Due to supply issues with the Raspberry Pi, I made the original design use an Arduino for reading the sensors and controlling the LEDs. This meant that if the Raspberry Pi didn’t arrive in time, I would be able to use my notebook computer to take its place. That didn’t turn out to be necessary.
- Physical Construction. I worked with my dad to build the vending machine, and managed to keep it small and fairly easy to build.
- Programming. I was on my own for software this year, and whipped up a quick Python script that ran the whole show.
- Exhibition. For two days at Maker Faire Detroit 2012, I stood in the booth and explained to all interested parties how it worked, along with a ton of digital clocks and other projects I’d brought. It was tons of fun, and I received another Editor’s Choice award.
- Construction – I had a better plan for building it this year, and the new method was much easier, smaller and lighter.

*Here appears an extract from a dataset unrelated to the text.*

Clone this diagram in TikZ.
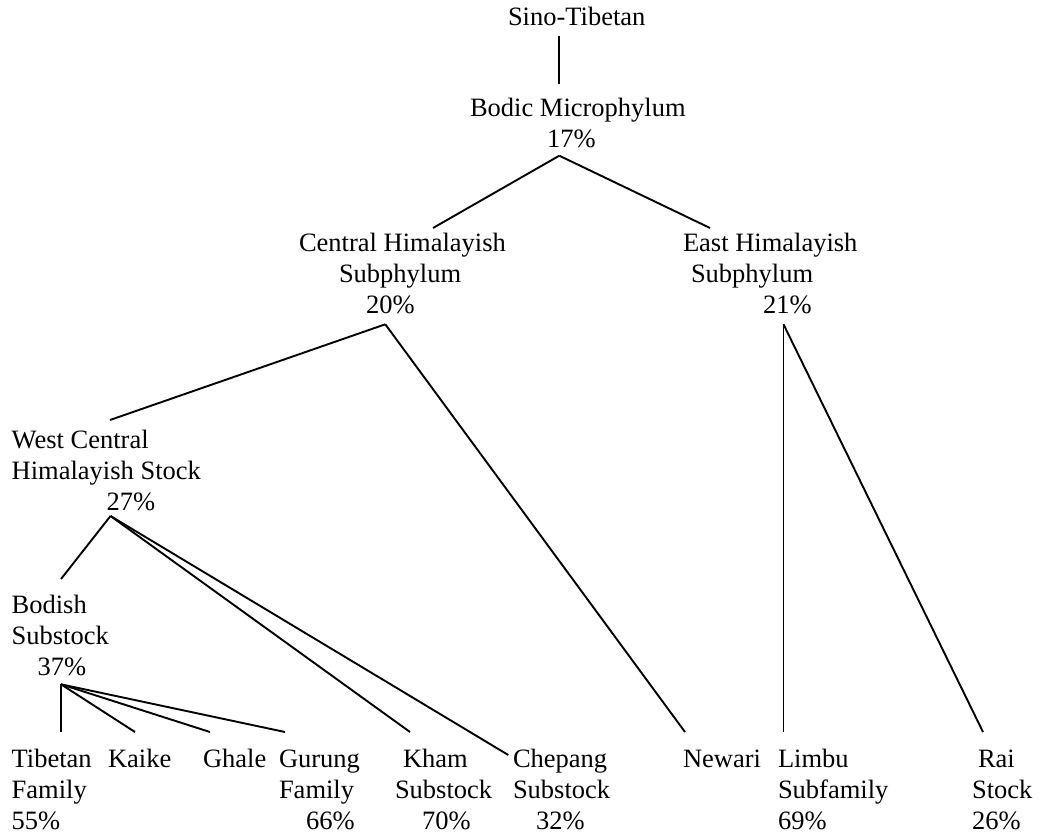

- Preparedness – Between covering my bases with the Raspberry Pi and ordering my circuit boards and parts months in advance, there wound up being no major issues in getting the system up and running. That said, the software was written 36 hours before the Faire started – however, I did get a full night’s sleep the night before the show this time.
- Working with new systems – My experiences with getting the Arduino working with the Raspberry Pi was… harrowing. Apparently the older FT232 chip on the Arduino I was using has major issues with the Linux driver on ARM architectures – system hanging issues. I was able to use a small FT232RL board to handle the interfacing without crashing.